A major improvement introduced in the 1992 assessment, and continued in succeeding assessments, was the use of the generalized partial-credit model for item response theory (IRT) scaling. This allowed the incorporation of constructed-response questions that are scored on a multipoint rating scale into the NAEP scale in a way that utilizes the information available in each response category.
One important innovation in reporting the assessment data that has been continued since 1990 is the use of simultaneous comparison procedures in carrying out significance tests for the differences across assessment years. Methods such as the Bonferroni procedure allow one to control for the type I error rate for a fixed number of comparisons. Beginning with the 1996 assessment, a procedure providing more powerful statistical tests that control for the false discovery rate (FDR) as applied by Benjamini and Hochberg (1994) was used for comparisons involving a large number of groups (e.g., state comparisons). In 1998 the FDR procedure was used for all comparisons in NAEP. While the Bonferroni procedure controls the probability of making even one false rejection, the FDR procedure used in NAEP controls the expected proportion of falsely rejected hypotheses. The Bonferroni procedure is more conservative than the Benjamini procedure for large families of comparison.
This report begins with the details of the design of the 1998 main and state assessments, summarized in Chapter 1. Chapters 2 through 8 provide an overview of the objectives and frameworks for items used in the assessment, the sample selection procedures, the administration of the assessment in the field, the processing of the data from the assessment instruments into computer-readable form, the professional scoring of constructed-response items, and the methods used to create a complete NAEP database.

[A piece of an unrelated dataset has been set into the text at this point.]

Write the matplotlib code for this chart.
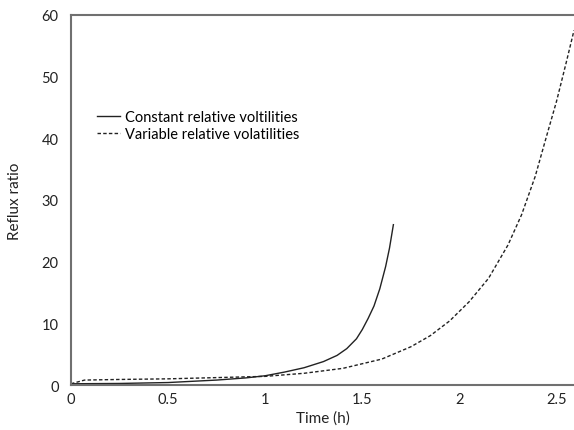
import matplotlib
matplotlib.use('Agg')
import matplotlib.pyplot as plt

# Reflux ratio over time, batch distillation
time_const = [0, 0.25, 0.5, 0.75, 0.9, 1.0, 1.1, 1.2, 1.3, 1.37, 1.42, 1.47, 1.5, 1.53,
              1.56, 1.59, 1.62, 1.64, 1.66]
reflux_const = [0.2, 0.25, 0.4, 0.8, 1.15, 1.5, 2.1, 2.8, 3.8, 4.8, 5.9, 7.5, 9.0, 10.8,
                12.8, 15.6, 19.2, 22.2, 26.0]

time_var = [0, 0.07, 0.25, 0.5, 0.75, 1.0, 1.2, 1.4, 1.6, 1.75, 1.85, 1.95, 2.05, 2.15,
            2.25, 2.32, 2.39, 2.45, 2.5, 2.55, 2.59]
reflux_var = [0.2, 0.8, 0.9, 1.0, 1.2, 1.4, 1.9, 2.7, 4.2, 6.2, 8.0, 10.4, 13.5, 17.3,
              22.7, 27.6, 33.8, 40.5, 46.0, 52.3, 57.5]

x_ticks = [0, 0.5, 1, 1.5, 2, 2.5]
x_labels = ['0', '0.5', '1', '1.5', '2', '2.5']
y_ticks = [0, 10, 20, 30, 40, 50, 60]

plt.rcParams['font.family'] = ['Lato', 'DejaVu Sans']

fig = plt.figure(figsize=(5.74, 4.31), dpi=100)
ax = fig.add_axes([0.1237, 0.1044, 0.8763, 0.8585])

ax.plot(time_const, reflux_const, color='#222222', lw=1.0,
        label='Constant relative voltilities')
ax.plot(time_var, reflux_var, color='#222222', lw=1.0, linestyle=(0, (2.5, 1.6)),
        label='Variable relative volatilities')

ax.set_xlim(0, 2.59)
ax.set_ylim(0, 60)
ax.set_xticks(x_ticks)
ax.set_xticklabels(x_labels)
ax.set_yticks(y_ticks)
ax.tick_params(length=0, labelsize=10.5, colors='#222222')
ax.tick_params(axis='x', pad=5)
ax.tick_params(axis='y', pad=9)

for side in ['left', 'bottom', 'top']:
    ax.spines[side].set_color('#707070')
    ax.spines[side].set_linewidth(1.5)
ax.spines['right'].set_visible(False)

ax.set_xlabel('Time (h)', fontsize=11, color='#222222', labelpad=3)
ax.set_ylabel('Reflux ratio', fontsize=11, color='#222222', labelpad=14)

ax.legend(loc='upper left', bbox_to_anchor=(0.04, 0.76), frameon=False,
          fontsize=10.5, handlelength=1.6, handletextpad=0.3, labelspacing=0.25,
          borderaxespad=0)

plt.savefig('out.png', dpi=100)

The 1998 NAEP data analysis procedures are described in Chapters 9 through 13. Chapter 9 provides a summary of the analysis steps. Subsequent chapters provide a general discussion of the weighting and variance estimation procedures used in NAEP, an overview of NAEP scaling methodology, and information about the conventions used in significance testing and reporting NAEP results.
Details of the reading assessment data analysis are provided in Chapters 14 through 17. These chapters describe assessment frameworks and instruments, student samples, items, booklets, scoring, DIF analysis, weights, and item analyses of the main and state assessments. Similar details are provided for the writing assessment (Chapters 18 through 21) and the civics assessment (Chapters 22 through 24).
The appendices provide detailed information on a variety of procedural and statistical topics. Appendices I and J explain how achievement levels for the subject areas were set by the National Assessment Governing Board (NAGB). The last appendix (Appendix K) provides lists of committee members who contributed to the development of objectives and items.